*WHAT IS EXPECTED*. Output each entry below as it stands, leaving out every picture.

....

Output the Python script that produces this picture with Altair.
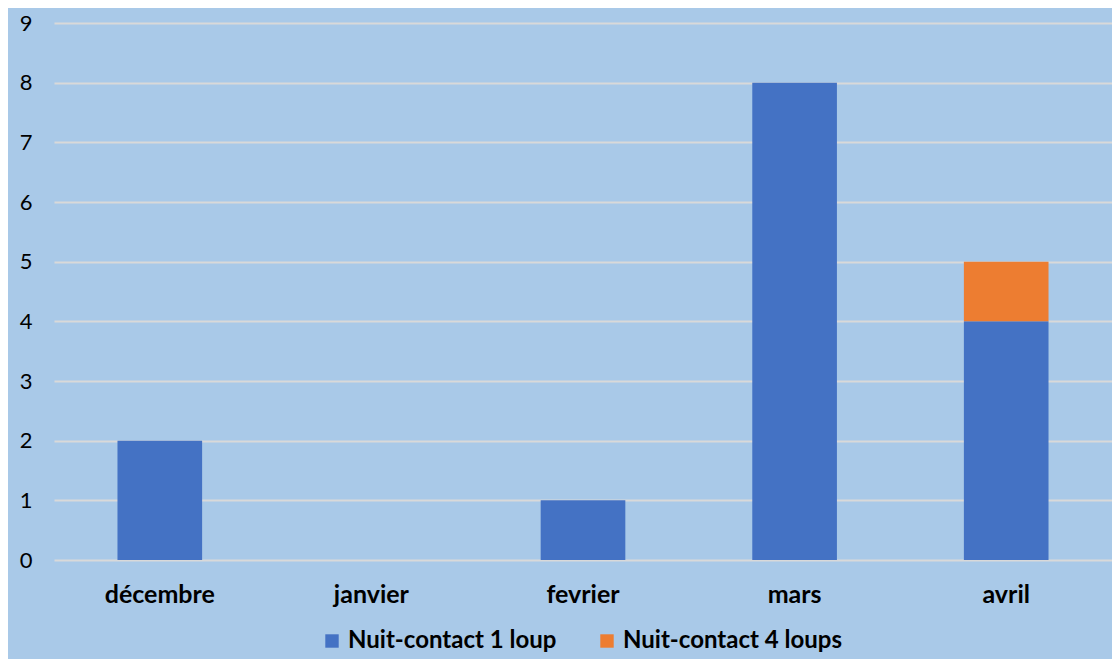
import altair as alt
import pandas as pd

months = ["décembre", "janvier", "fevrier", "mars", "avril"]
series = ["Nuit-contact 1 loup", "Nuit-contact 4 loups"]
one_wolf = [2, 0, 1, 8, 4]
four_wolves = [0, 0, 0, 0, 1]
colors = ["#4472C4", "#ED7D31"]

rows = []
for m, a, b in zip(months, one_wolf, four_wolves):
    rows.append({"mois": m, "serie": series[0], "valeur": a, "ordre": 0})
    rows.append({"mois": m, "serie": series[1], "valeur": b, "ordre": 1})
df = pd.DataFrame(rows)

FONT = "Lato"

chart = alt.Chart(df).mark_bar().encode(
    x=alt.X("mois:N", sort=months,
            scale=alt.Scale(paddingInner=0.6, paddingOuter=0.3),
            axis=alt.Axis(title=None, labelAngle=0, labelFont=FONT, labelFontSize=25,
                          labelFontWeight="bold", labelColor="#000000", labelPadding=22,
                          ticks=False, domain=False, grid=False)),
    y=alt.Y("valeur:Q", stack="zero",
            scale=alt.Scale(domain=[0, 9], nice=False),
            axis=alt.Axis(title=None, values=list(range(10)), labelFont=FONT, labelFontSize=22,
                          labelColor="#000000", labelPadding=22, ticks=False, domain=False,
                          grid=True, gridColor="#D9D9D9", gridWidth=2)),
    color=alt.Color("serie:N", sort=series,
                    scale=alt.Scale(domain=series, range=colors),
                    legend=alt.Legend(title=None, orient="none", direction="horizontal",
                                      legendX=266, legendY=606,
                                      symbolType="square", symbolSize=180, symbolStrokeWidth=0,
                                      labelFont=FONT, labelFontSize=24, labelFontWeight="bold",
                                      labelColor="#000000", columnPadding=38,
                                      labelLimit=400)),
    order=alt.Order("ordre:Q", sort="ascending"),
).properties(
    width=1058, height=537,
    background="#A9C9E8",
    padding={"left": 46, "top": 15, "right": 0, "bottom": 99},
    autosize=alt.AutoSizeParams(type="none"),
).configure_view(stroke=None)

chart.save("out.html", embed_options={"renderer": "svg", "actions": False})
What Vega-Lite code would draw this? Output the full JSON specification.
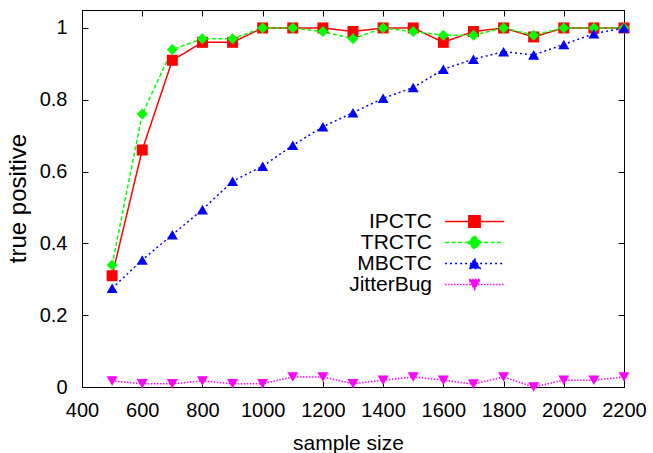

....

*REPLY*.
Output the Python script that produces this picture with Altair.
import altair as alt
import pandas as pd

months = ["décembre", "janvier", "fevrier", "mars", "avril"]
series = ["Nuit-contact 1 loup", "Nuit-contact 4 loups"]
one_wolf = [2, 0, 1, 8, 4]
four_wolves = [0, 0, 0, 0, 1]
colors = ["#4472C4", "#ED7D31"]

rows = []
for m, a, b in zip(months, one_wolf, four_wolves):
    rows.append({"mois": m, "serie": series[0], "valeur": a, "ordre": 0})
    rows.append({"mois": m, "serie": series[1], "valeur": b, "ordre": 1})
df = pd.DataFrame(rows)

FONT = "Lato"

chart = alt.Chart(df).mark_bar().encode(
    x=alt.X("mois:N", sort=months,
            scale=alt.Scale(paddingInner=0.6, paddingOuter=0.3),
            axis=alt.Axis(title=None, labelAngle=0, labelFont=FONT, labelFontSize=25,
                          labelFontWeight="bold", labelColor="#000000", labelPadding=22,
                          ticks=False, domain=False, grid=False)),
    y=alt.Y("valeur:Q", stack="zero",
            scale=alt.Scale(domain=[0, 9], nice=False),
            axis=alt.Axis(title=None, values=list(range(10)), labelFont=FONT, labelFontSize=22,
                          labelColor="#000000", labelPadding=22, ticks=False, domain=False,
                          grid=True, gridColor="#D9D9D9", gridWidth=2)),
    color=alt.Color("serie:N", sort=series,
                    scale=alt.Scale(domain=series, range=colors),
                    legend=alt.Legend(title=None, orient="none", direction="horizontal",
                                      legendX=266, legendY=606,
                                      symbolType="square", symbolSize=180, symbolStrokeWidth=0,
                                      labelFont=FONT, labelFontSize=24, labelFontWeight="bold",
                                      labelColor="#000000", columnPadding=38,
                                      labelLimit=400)),
    order=alt.Order("ordre:Q", sort="ascending"),
).properties(
    width=1058, height=537,
    background="#A9C9E8",
    padding={"left": 46, "top": 15, "right": 0, "bottom": 99},
    autosize=alt.AutoSizeParams(type="none"),
).configure_view(stroke=None)

chart.save("out.html", embed_options={"renderer": "svg", "actions": False})
What Vega-Lite code would draw this? Output the full JSON specification.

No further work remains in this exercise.